Critical at all stages
Human rights are essential at every stage of the “peace continuum” spanning prevention, conflict and resolution, he said, citing examples such as the current crises in Haiti and Sudan.
At the same time, trust – which underpins both human relations and the social contract between people and State institutions – is the foundation of conflict prevention and lasting peace.
“It is, indeed, the comprehensive advancement of all human rights that builds trust,” he told the Council.
“I have experienced this time and time again when engaging with victims, with human rights defenders and refugees. It is their voices that human rights seek to amplify and bring to the table.”
Haiti ‘human rights emergency’
Mr.

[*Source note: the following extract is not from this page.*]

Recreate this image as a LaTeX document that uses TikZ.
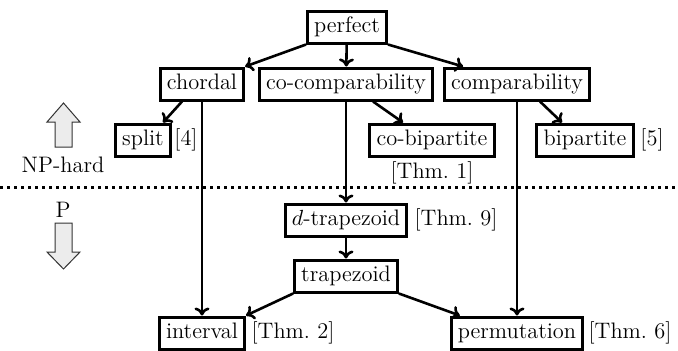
\documentclass[tikz,border=0pt]{standalone}
\usepackage{amsmath}
\usepackage{xcolor}
\usetikzlibrary{arrows.meta}

\begin{document}
\begin{tikzpicture}[x=0.5pt,y=-0.5pt]
		\tikzset{cls/.style={draw,line width=1.5pt,inner xsep=3.3pt,inner ysep=3pt,text height=7.8pt,text depth=2.2pt,font=\fontsize{11.2}{13}\selectfont},
			ref/.style={inner sep=0pt,font=\fontsize{11.2}{13}\selectfont},
			arr/.style={-{To[length=4pt,width=7.5pt]},line width=1.3pt},
			fatarrow/.style={draw=black!80,line width=0.5pt,fill=gray!15}}
		\useasboundingbox (0,0) rectangle (678,350);
		% classes
		\node (perfect) at (347,27) [cls] {perfect};
		\node (chordal) at (202,84) [cls] {chordal};
		\node (cocomp) at (346,84) [cls] {co-comparability};
		\node (comp) at (517,84) [cls] {comparability};
		\node (split) at (143,140) [cls] {split};
		\node (cobip) at (432,140) [cls] {co-bipartite};
		\node (bip) at (585,140) [cls] {bipartite};
		\node (dtrap) at (346,220) [cls] {$d$-trapezoid};
		\node (trap) at (346,276) [cls] {trapezoid};
		\node (interval) at (202,333) [cls] {interval};
		\node (perm) at (517,333) [cls] {permutation};
		% references
		\node (splitref) at (186,140) [ref] {[4]};
		\node (cobipref) at (432,173) [ref] {[Thm.~1]};
		\node (bipref) at (652,140) [ref] {[5]};
		\node (dtrapref) at (456,220) [ref] {[Thm.~9]};
		\node (intref) at (293,333) [ref] {[Thm.~2]};
		\node (permref) at (630,333) [ref] {[Thm.~6]};
		% complexity border
		\draw[line width=1.5pt,dash pattern=on 1.5pt off 2pt] (0,187) -- (678,187);
		\node (nphard) at (63,165) [ref] {NP-hard};
		\node (poly) at (63,210) [ref] {P};
		\draw[fatarrow] (55,147) -- (55,122) -- (47,122) -- (63.5,103) -- (80,122) -- (72,122) -- (72,147) -- cycle;
		\draw[fatarrow] (55,223) -- (55,252) -- (47,252) -- (63.5,269) -- (80,252) -- (72,252) -- (72,223) -- cycle;
		% inclusions
		\path[arr] (perfect.south west) edge (chordal.north east)
			(perfect) edge (cocomp)
			(perfect.south east) edge ([xshift=10pt]comp.north west)
			([xshift=-10pt]chordal.south) edge ([xshift=10pt]split.north)
			(chordal) edge (interval)
			([xshift=13.5pt]cocomp.south) edge ([xshift=-14.5pt]cobip.north)
			(cocomp) edge (dtrap)
			([xshift=11.5pt]comp.south) edge ([xshift=-11.5pt]bip.north)
			(comp) edge (perm)
			(dtrap) edge (trap)
			(trap.south west) edge (interval.north east)
			(trap.south east) edge ([xshift=5pt]perm.north west);
	\end{tikzpicture}
\end{document}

Türk outlined how a human rights perspective applies at all stages of the peace continuum, starting with early warning and preventive action to detect and address the drivers of conflict.
“In Haiti, early warning signals pointed persistently to the profoundly destructive impact of inequalities, corruption and exclusion on both trust and stability,” he said.
Last year, the Council established an arms embargo and targeted sanctions in response to the rampant armed gang violence gripping the country, but the human rights chief insisted that more action is urgently needed now.
“I visited the country in February. It is dangling over an abyss,” he said.
“The State’s lack of capacity to fulfill human rights has completely eroded people’s confidence. The social contract has collapsed. The current lawlessness is a human rights emergency that calls for a robust response.”
Building trust in Sudan
Meanwhile, when conflict has erupted, human rights monitoring puts focus on the impact on people, while also serving to counter misinformation that can feed hostility and fear.
Mr. Türk addressed the conflict in Sudan, where rival military forces have been battling for nearly three weeks, endangering hopes of a transition to civilian rule.
“We know that Sudan’s future depends on building trust between the Sudanese people and the institutions that are supposed to serve them,” he said.
“Human rights, an end to impunity, and participation by the population – particularly women and young people – must be the driving forces out of the current crisis, so that Sudan can stabilise at last.”
Participation and press freedom
Furthermore, the full range of human rights standards are also crucial in ending conflict and establishing sustainable peace, Mr. Türk said, referring to the principles of accountability, non-discrimination, and participation, especially by women and girls, minority groups and youth.
He noted how participation has been crucial to building trust in Colombia, following the signing of the 2016 peace deal that ended five decades of conflict between the authorities and the FARC-EP militia group.
The agreement also addresses deep-rooted structural issues around land reform, discrimination, and inequality.
“In Colombia, as elsewhere, human rights and justice will be the best guides on the longer road towards reconciliation and sustainable peace,” he said.
As the meeting was held on World Press Freedom Day, observed annually on 3 May, the UN rights chief also underscored the importance of press freedom and protection of journalists.